> _SHORT EXERCISE_
Go through the data below and copy it exactly, skipping every picture.

> _ENTRIES SUPPLIED_
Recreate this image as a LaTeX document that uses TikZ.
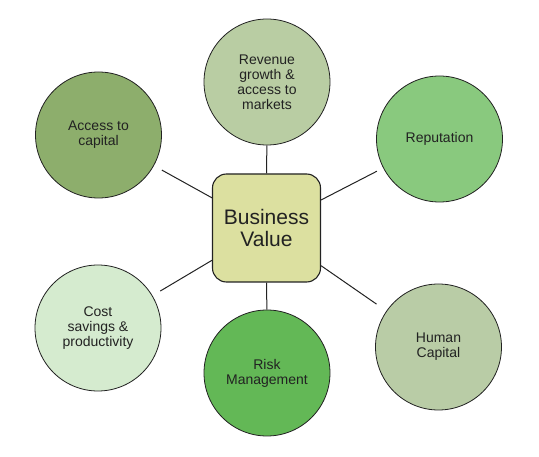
\documentclass[tikz,border=0pt]{standalone}
\usepackage{fontspec}
\setmainfont{Liberation Sans}
\definecolor{boxcol}{RGB}{220,224,160}
\definecolor{revcol}{RGB}{185,205,163}
\definecolor{capcol}{RGB}{141,174,108}
\definecolor{repcol}{RGB}{137,201,126}
\definecolor{costcol}{RGB}{213,235,207}
\definecolor{riskcol}{RGB}{99,184,86}
\definecolor{humcol}{RGB}{185,204,166}
\definecolor{ink}{RGB}{34,34,34}
\begin{document}
\begin{tikzpicture}[x=1pt,y=-1pt,
  main node/.style={circle,draw=ink,line width=0.8pt,minimum size=126pt,inner sep=0pt,
    align=center,text=ink,font=\fontsize{14}{15}\selectfont},
  value node/.style={rectangle,rounded corners=14pt,draw=ink,line width=1.1pt,fill=boxcol,
    minimum size=108pt,inner sep=0pt,align=center,text=ink,font=\fontsize{21}{22}\selectfont}]

  \useasboundingbox (0,0) rectangle (539,457);

  \node[value node] (bv) at (266.5,228) {Business\\Value};

  \node[main node,fill=revcol] (rev) at (267,82) {Revenue\\growth \&\\access to\\markets};
  \node[main node,fill=capcol] (cap) at (98.5,135) {Access to\\capital};
  \node[main node,fill=repcol] (rep) at (439.5,139) {Reputation};
  \node[main node,fill=costcol] (cost) at (98,328) {Cost\\savings \&\\productivity};
  \node[main node,fill=riskcol] (risk) at (267,373) {Risk\\Management};
  \node[main node,fill=humcol] (hum) at (438.5,347) {Human\\Capital};

  \path[draw=ink,line width=1pt]
   (bv) edge (rev)
   (bv) edge (risk)
   (bv) edge[shorten >=9pt] (cap)
   (bv) edge[shorten >=7pt] (rep)
   (bv) edge[shorten >=9pt] (cost)
   (bv) edge[shorten >=12pt] (hum);
\end{tikzpicture}
\end{document}
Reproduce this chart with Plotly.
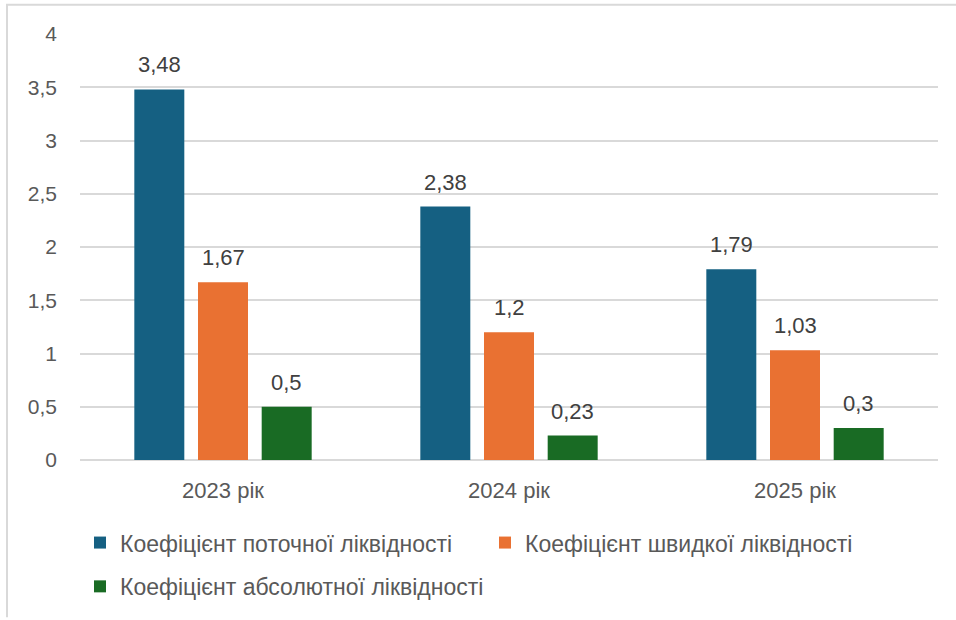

> _ANSWER TO THIS PROBLEM_
Recreate this image as a LaTeX document that uses TikZ.
\documentclass[tikz,border=0pt]{standalone}
\usepackage{fontspec}
\setmainfont{Liberation Sans}
\definecolor{boxcol}{RGB}{220,224,160}
\definecolor{revcol}{RGB}{185,205,163}
\definecolor{capcol}{RGB}{141,174,108}
\definecolor{repcol}{RGB}{137,201,126}
\definecolor{costcol}{RGB}{213,235,207}
\definecolor{riskcol}{RGB}{99,184,86}
\definecolor{humcol}{RGB}{185,204,166}
\definecolor{ink}{RGB}{34,34,34}
\begin{document}
\begin{tikzpicture}[x=1pt,y=-1pt,
  main node/.style={circle,draw=ink,line width=0.8pt,minimum size=126pt,inner sep=0pt,
    align=center,text=ink,font=\fontsize{14}{15}\selectfont},
  value node/.style={rectangle,rounded corners=14pt,draw=ink,line width=1.1pt,fill=boxcol,
    minimum size=108pt,inner sep=0pt,align=center,text=ink,font=\fontsize{21}{22}\selectfont}]

  \useasboundingbox (0,0) rectangle (539,457);

  \node[value node] (bv) at (266.5,228) {Business\\Value};

  \node[main node,fill=revcol] (rev) at (267,82) {Revenue\\growth \&\\access to\\markets};
  \node[main node,fill=capcol] (cap) at (98.5,135) {Access to\\capital};
  \node[main node,fill=repcol] (rep) at (439.5,139) {Reputation};
  \node[main node,fill=costcol] (cost) at (98,328) {Cost\\savings \&\\productivity};
  \node[main node,fill=riskcol] (risk) at (267,373) {Risk\\Management};
  \node[main node,fill=humcol] (hum) at (438.5,347) {Human\\Capital};

  \path[draw=ink,line width=1pt]
   (bv) edge (rev)
   (bv) edge (risk)
   (bv) edge[shorten >=9pt] (cap)
   (bv) edge[shorten >=7pt] (rep)
   (bv) edge[shorten >=9pt] (cost)
   (bv) edge[shorten >=12pt] (hum);
\end{tikzpicture}
\end{document}
Reproduce this chart with Plotly.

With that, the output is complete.